Kristen Stewart slips off her white stilettos and sits cross-legged on the sofa in front of me.

The 31-year-old former Twilight star is in London’s Corinthia Hotel promoting Spencer, the film that will almost certainly earn her a first Oscar nomination for playing Princess Diana.

She’s not the first to take on the People’s Princess, following Naomi Watts (2013’s terrible Diana) and Emma Corrin (The Crown), but she might be the best. Truly, Stewart melts into the role with absolute, utter conviction.

‘I’m affected by the energy she had,’ she says, ‘as everyone is and was, and it’s daunting to step into something like that. It’s daunting to take on such a historically treacherous subject but at the same time I knew it was going to be something I could really learn from and the story doesn’t attempt to be an authority.’

Spencer, as the opening caption says, is ‘a fable from a true tragedy’ spanning just three days of Diana’s life in 1991 when she attends Christmas with the royal family at Sandringham. She’s paranoid, fragile, vulnerable, bulimic and isolated.

‘We get her to the point where she’s about to leave the family, and she’s going to embody her own self and life and find voice and agency, and she did that,’ says Stewart. ‘She was herself.’

Sadly, her freedom was short-lived given she died in a car crash in Paris in 1997.

‘I’m obviously not saying anything that literally every single person in the world doesn’t already feel but the tragedy of it is so mind-boggling to me,’ says Stewart. ‘As a concept even now, I can’t even believe it happened.’
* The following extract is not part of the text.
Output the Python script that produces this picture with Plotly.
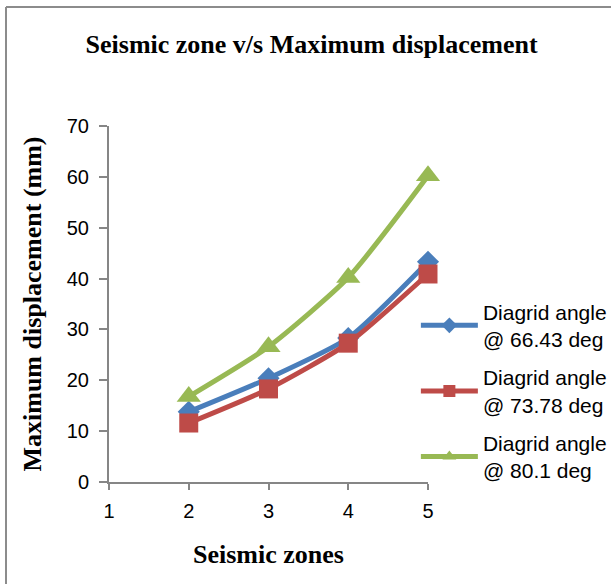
import plotly.graph_objects as go

zones = [2, 3, 4, 5]
disp_6643 = [13.8, 20.4, 28.3, 43.3]
disp_7378 = [11.6, 18.3, 27.3, 40.9]
disp_801 = [16.8, 26.6, 40.2, 60.2]
names = ["Diagrid angle<br>@ 66.43 deg", "Diagrid angle<br>@ 73.78 deg", "Diagrid angle<br>@ 80.1 deg"]
colors = ["#4A7EBB", "#BE4B48", "#98B954"]
symbols = ["diamond", "square", "triangle-up"]
sizes = [17, 19, 21]

fig = go.Figure()
for i, (vals, nm, c, s, sz) in enumerate(zip([disp_6643, disp_7378, disp_801], names, colors, symbols, sizes)):
    fig.add_trace(go.Scatter(
        x=zones, y=vals, name=nm, mode="lines+markers", legendgroup=f"g{i}",
        line=dict(color=c, width=5, shape="spline", smoothing=0.6),
        marker=dict(symbol=s, size=sz, color=c),
        cliponaxis=False,
    ))

axis_font = dict(family="Liberation Sans, Arial, sans-serif", size=20, color="#000000")
title_font = dict(family="Liberation Serif, Times New Roman, serif", size=26, color="#000000")

fig.update_layout(
    width=611, height=584,
    margin=dict(l=109, r=183, t=126, b=102, autoexpand=False),
    paper_bgcolor="white", plot_bgcolor="white",
    title=dict(text="<b>Seismic zone v/s Maximum displacement</b>", font=title_font,
               x=0.51, xanchor="center", y=0.924, yanchor="middle"),
    showlegend=True,
    legend=dict(x=0.962, y=0.535, xanchor="left", yanchor="top",
                font=dict(family="Liberation Sans, Arial, sans-serif", size=21, color="#000000"),
                itemwidth=57, itemsizing="constant", traceorder="grouped",
                tracegroupgap=8, bgcolor="rgba(0,0,0,0)"),
    xaxis=dict(range=[1, 5], tickvals=[1, 2, 3, 4, 5], showgrid=False, zeroline=False,
               showline=True, linecolor="#868686", linewidth=2,
               ticks="outside", ticklen=6, tickcolor="#868686", tickwidth=2,
               tickfont=axis_font, ticklabelstandoff=4,
               title=dict(text="<b>Seismic zones</b>", font=title_font, standoff=24)),
    yaxis=dict(range=[0, 70], tickvals=[0, 10, 20, 30, 40, 50, 60, 70], showgrid=False, zeroline=False,
               showline=True, linecolor="#868686", linewidth=2,
               ticks="outside", ticklen=8, tickcolor="#868686", tickwidth=2,
               tickfont=axis_font, ticklabelstandoff=6,
               title=dict(text="<b>Maximum displacement (mm)</b>", font=title_font, standoff=18)),
)

# outer chart border (top and left edges visible in reference)
fig.add_shape(type="line", xref="paper", yref="paper",
              x0=(6 - 109) / 319, x1=(611 - 109) / 319, y0=(482 - 7) / 356, y1=(482 - 7) / 356,
              line=dict(color="#8c8c8c", width=2))
fig.add_shape(type="line", xref="paper", yref="paper",
              x0=(6 - 109) / 319, x1=(6 - 109) / 319, y0=(482 - 7) / 356, y1=(482 - 584) / 356,
              line=dict(color="#8c8c8c", width=2))

fig.write_html("out.html")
There are moments in Spencer that are strange, such as Diana’s belief that she sees Anne Boleyn’s ghost. It’s the second time Stewart has made a film touching on the spirit world, after 2016’s Personal Shopper, in which her character is haunted by the death of her twin brother. Is Stewart a believer?

‘I don’t know but not knowing leaves room for belief,’ she says. ‘I think that her soul, her person, her [own] self, her energy has lingered in a pervasive way. And even if it was only in my own imagination, I just held her the whole time. She was constantly with me.’

This is Stewart all over — honest, raw, open. Given what she faced growing up — a star aged 12, when she featured in 2002’s Panic Room opposite Jodie Foster, followed by Twilight mania, where she and her ex, Robert Pattinson, endured media hysteria — you’d think she’d have curled up into a little ball. But Stewart never shied away from her self.

‘I don’t understand how somebody could play the actor version of themselves in public and then be a different person,’ she says.

In 2017, guest-hosting US comedy show Saturday Night Live, she responded to Donald Trump, who had tweeted about her break-up with Pattinson: ‘Donald, I’m so gay, dude.’ Quite a way to come out.

Last week, she told Howard Stern on his radio show that she’s engaged to screenwriter Dylan Meyer. ‘I wanted to be proposed to and she nailed it,’ she said. ‘We’re marrying! It’s happening.’

It’s another stage in Stewart’s personal trajectory, one she admits has now been irrefutably influenced by playing Diana.

‘It kind of connected me to reach out,’ she says. ‘I love the idea of holding someone’s hand that you don’t know because you can tell that they are not well.

‘That’s something we keep ourselves from doing to protect ourselves, out of insecurity but if you can kind of get past that…’

She tails off for a second.

‘Playing her really did feel good,’ she finishes. ‘I felt closer to people.’

KRISTEN ON…

The Crown

Kristen Stewart only got into the Netflix show when she won the role of Diana in Spencer.

‘I really loved watching it,’ she says. ‘I think I watched it in three nights. Now I love it. I can’t wait for the next series to come out.’

The fifth series is due out next year and will feature Diana played by Australian Elizabeth Debicki.

‘I’m really curious and looking forward to the next series because it’s the time period that we tackle.’

Telling it like it is

Kristen grew up in a family steeped in the entertainment industry. Her mother Jules was a script supervisor and her father John (known as ‘Papastew’c) has been a stage manager and TV producer.

This might be why, while most actors put on a front to talk to the press, she can’t hide her true self.

She says: ‘No one’s the same all the time. But yes, this is me. I’ve never been able not to be honest.’

Her next movie

Next up Kristen will appear alongside Viggo Mortensen and Léa Seydoux in sci-fi Crimes Of The Future.

‘It’s a return to form for director David Cronenberg,’ she says. ‘He doesn’t spare you and it’s so deeply thoughtful. Disturbing but also stunning.’

Kristen hopes it will continue the drive to get bums on seats.

‘I’m worried about the fate of cinema,’ she says. ‘I watched a movie every single weekend until I graduated high school.’